En Europe et dans le Marché commun, le hiatus se creuse entre une société industrielle qui marche à grands pas et une agriculture disparate qu'il est nécessaire de soutenir financièrement pour exporter ses excédents et pour réaliser des mutations sans cesse remises en cause par le progrès des techniques et les changements de dimensions des marchés, voire par la concentration des industries transformatrices de produits agricoles ou celle de la distribution alimentaire.

Les coûteux excédents

Quelques chiffres cités par le mémorandum de la Commission du Marché commun permettent d'esquisser à grands traits la situation :
– la production agricole des six pays de la CEE progresse en moyenne de 3,3 % par an ;
– la productivité par personne employée dans l'agriculture progresse de 7 % par an, ce qui est supérieur à l'accroissement de la productivité industrielle ;
– la consommation des produits agricoles, en revanche, progresse plus lentement. Son taux annuel d'augmentation était de 3,6 % entre 1960 et 1965 ; actuellement, il n'est plus que de 2,7 % ;
– la marée montante des excédents (produits laitiers et céréales en particulier) nécessite des concours financiers accrus, dont l'importance inquiète les pays — et surtout l'Allemagne fédérale — qui participent de la façon la plus notable au financement du FEOGA (Fonds européen d'orientation et de garantie agricole), c'est-à-dire de la tirelire communautaire créée pour soutenir et orienter l'agriculture.

Entre 1960 et 1967, les dépenses consenties en faveur de l'agriculture ont plus que doublé dans le Marché commun. Actuellement, elles sont de l'ordre de 25 milliards de francs, dont près de la moitié pour le seul soutien des marchés, c'est-à-dire pour faciliter l'exportation à perte des excédents sur le marché mondial.

Trois millions de vaches laitières en trop

Aux yeux de S. Mansholt, c'est dans le secteur des produits laitiers que la réforme de la politique agricole doit être entreprise en priorité. Le Marché commun, et la France en particulier, croulent sous le poids des excédents de beurre. S. Mansholt propose notamment que 3 millions de vaches laitières soient abattues d'ici à 1976 ; le troupeau du Marché commun est de l'ordre de 21 millions de têtes. Les experts de Bruxelles suggéraient également que l'on diminue massivement le prix du beurre, la perte étant compensée par une majoration de la poudre de lait.

Selon les prévisions si aucune « mesure spéciale » n'était prise, les stocks de beurre des pays de la CEE atteindraient :

1968-69 : 300 000 t


1969-70 : 510 000 t


1970-71 : 790 000 t


1971-72 : 1 120 000 t


1972-73 : 1 500 000 t


1973-74 : 1 930 000 t

Réformer les structures

La politique agricole de ces dernières années a été axée essentiellement sur les prix.
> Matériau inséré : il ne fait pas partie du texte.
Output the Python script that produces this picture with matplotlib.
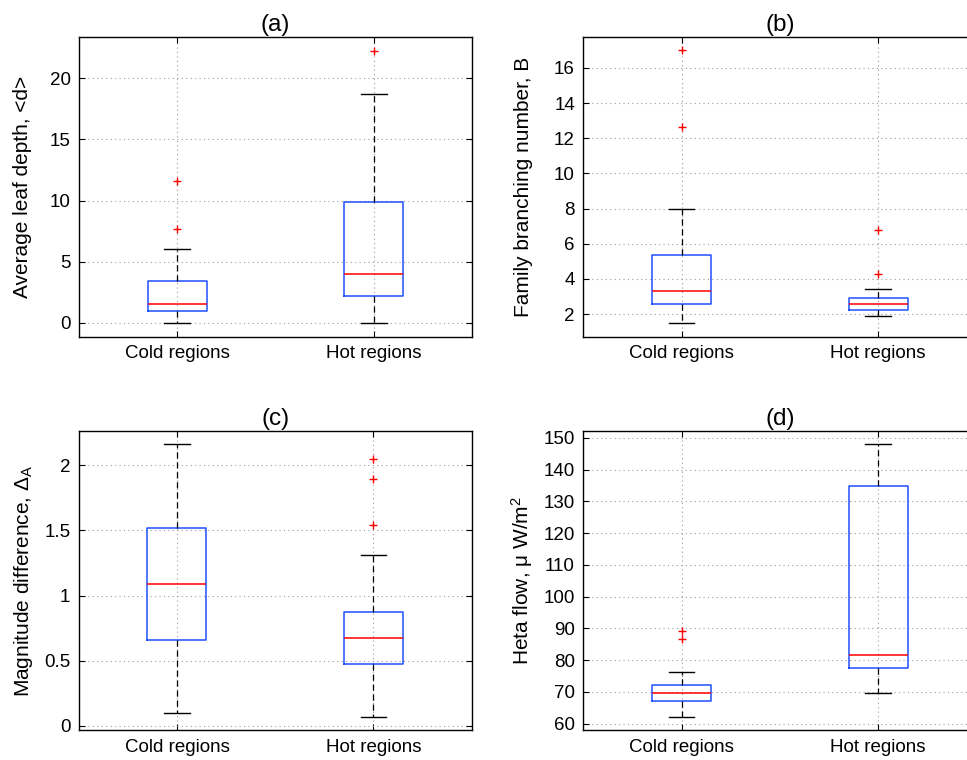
import matplotlib
matplotlib.use('Agg')
import matplotlib.pyplot as plt

plt.rcParams['font.family'] = ['Liberation Sans', 'DejaVu Sans']
plt.rcParams['mathtext.fontset'] = 'custom'
plt.rcParams['mathtext.rm'] = 'Liberation Sans'
plt.rcParams['mathtext.it'] = 'Liberation Sans:italic'

categories = ['Cold regions', 'Hot regions']

# five-number summaries per group: whisker low, q1, median, q3, whisker high
leaf_depth_stats = [[0.0, 1.0, 1.55, 3.4, 6.04], [0.0, 2.17, 3.97, 9.88, 18.69]]
leaf_depth_fliers = [[7.7, 11.6], [22.25]]

branching_stats = [[1.49, 2.57, 3.31, 5.39, 8.0], [1.9, 2.23, 2.57, 2.93, 3.44]]
branching_fliers = [[12.66, 17.0], [4.28, 6.76]]

magnitude_stats = [[0.10, 0.655, 1.09, 1.517, 2.162], [0.069, 0.471, 0.671, 0.875, 1.312]]
magnitude_fliers = [[], [1.54, 1.891, 2.049]]

heat_stats = [[62.1, 67.0, 69.5, 72.0, 76.4], [69.6, 77.35, 81.45, 135.0, 148.1]]
heat_fliers = [[86.8, 89.3], [ ]]

panels = [
    ('(a)', 'Average leaf depth, <d>', leaf_depth_stats, leaf_depth_fliers,
     (-1.12, 23.37), [0, 5, 10, 15, 20], ['0', '5', '10', '15', '20'], -0.145),
    ('(b)', 'Family branching number, B', branching_stats, branching_fliers,
     (0.73, 17.76), [2, 4, 6, 8, 10, 12, 14, 16], None, -0.153),
    ('(c)', r'Magnitude difference, $\mathit{\Delta}_{\mathrm{A}}$', magnitude_stats, magnitude_fliers,
     (-0.033, 2.264), [0, 0.5, 1, 1.5, 2], ['0', '0.5', '1', '1.5', '2'], -0.141),
    ('(d)', r'Heta flow, μ W/m$^{2}$', heat_stats, heat_fliers,
     (57.9, 152.3), list(range(60, 151, 10)), None, -0.157),
]

W, H = 967, 760
positions = [(79, 37), (583.3, 37), (78.7, 430.7), (583.3, 430.7)]
ax_w, ax_h = 393, 299.5

fig = plt.figure(figsize=(W / 100, H / 100), dpi=100)

for (title, ylabel, stats, fliers, ylim, yticks, yticklabels, lab_x), (px, py) in zip(panels, positions):
    ax = fig.add_axes([px / W, 1 - (py + ax_h) / H, ax_w / W, ax_h / H])
    bstats = []
    for name, s, f in zip(categories, stats, fliers):
        bstats.append(dict(label=name, whislo=s[0], q1=s[1], med=s[2], q3=s[3],
                           whishi=s[4], fliers=f))
    ax.bxp(bstats, positions=[1, 2], widths=0.3, capwidths=0.13,
           boxprops=dict(color='#1f4fff', lw=1.1),
           medianprops=dict(color='red', lw=1.1),
           whiskerprops=dict(color='black', lw=0.9, linestyle=(0, (5, 3))),
           capprops=dict(color='black', lw=1.0),
           flierprops=dict(marker='+', markeredgecolor='red', markersize=6, mew=1.0,
                           linestyle='none'))
    ax.set_xlim(0.5, 2.5)
    ax.set_ylim(*ylim)
    ax.set_yticks(yticks)
    if yticklabels is not None:
        ax.set_yticklabels(yticklabels)
    ax.set_xticks([1, 2])
    ax.set_xticklabels(categories)
    ax.tick_params(direction='in', top=True, right=True, labelsize=13.5,
                   length=4, width=0.8, pad=6)
    ax.grid(True, color='#9a9a9a', linestyle=(0, (1, 3)), lw=0.8)
    ax.set_axisbelow(True)
    for sp in ax.spines.values():
        sp.set_linewidth(1.0)
    ax.set_title(title, fontsize=17.5, pad=4)
    ax.set_ylabel(ylabel, fontsize=15, va='center')
    ax.yaxis.set_label_coords(lab_x, 0.5)

fig.savefig('out.png', dpi=100)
C'est en fixant des prix communs pour les principales denrées agricoles que les Six ont essayé de créer un marché sans frontières où les produits de la terre pouvaient circuler librement comme les produits industriels. Cette politique se révèle insuffisante ; il faut la compléter, estime S. Mansholt, par une véritable révolution des structures de production.

Les exploitations agricoles européennes sont trop petites, trop morcelées, et s'agrandissent beaucoup trop lentement.

Les sommes dépensées en faveur de l'agriculture n'ont que très peu contribué à améliorer les structures. En France, où la situation est la moins mauvaise, les exploitations agricoles grandissent d'un hectare en deux ans et demi, mais en Allemagne un accroissement semblable exige dix ans.

Actuellement, explique Mansholt, 3 % seulement des exploitations agricoles européennes ont plus de 50 ha. Les deux tiers des exploitations européennes ont moins de 10 ha et le cinquième d'entre elles disposent de moins de 20 ha.

Peut-on parler de rentabilité à ce stade ? Certes, non : selon le mémorandum de la Commission, 75 % des exploitations sont si petites qu'elles ne permettent pas d'occuper rationnellement un agriculteur.

En outre, 80 % des exploitations ont moins de 10 vaches et les deux tiers d'entre elles moins de 5. Cela, à une époque où les méthodes modernes permettent à une seule personne de soigner 40 à 60 animaux.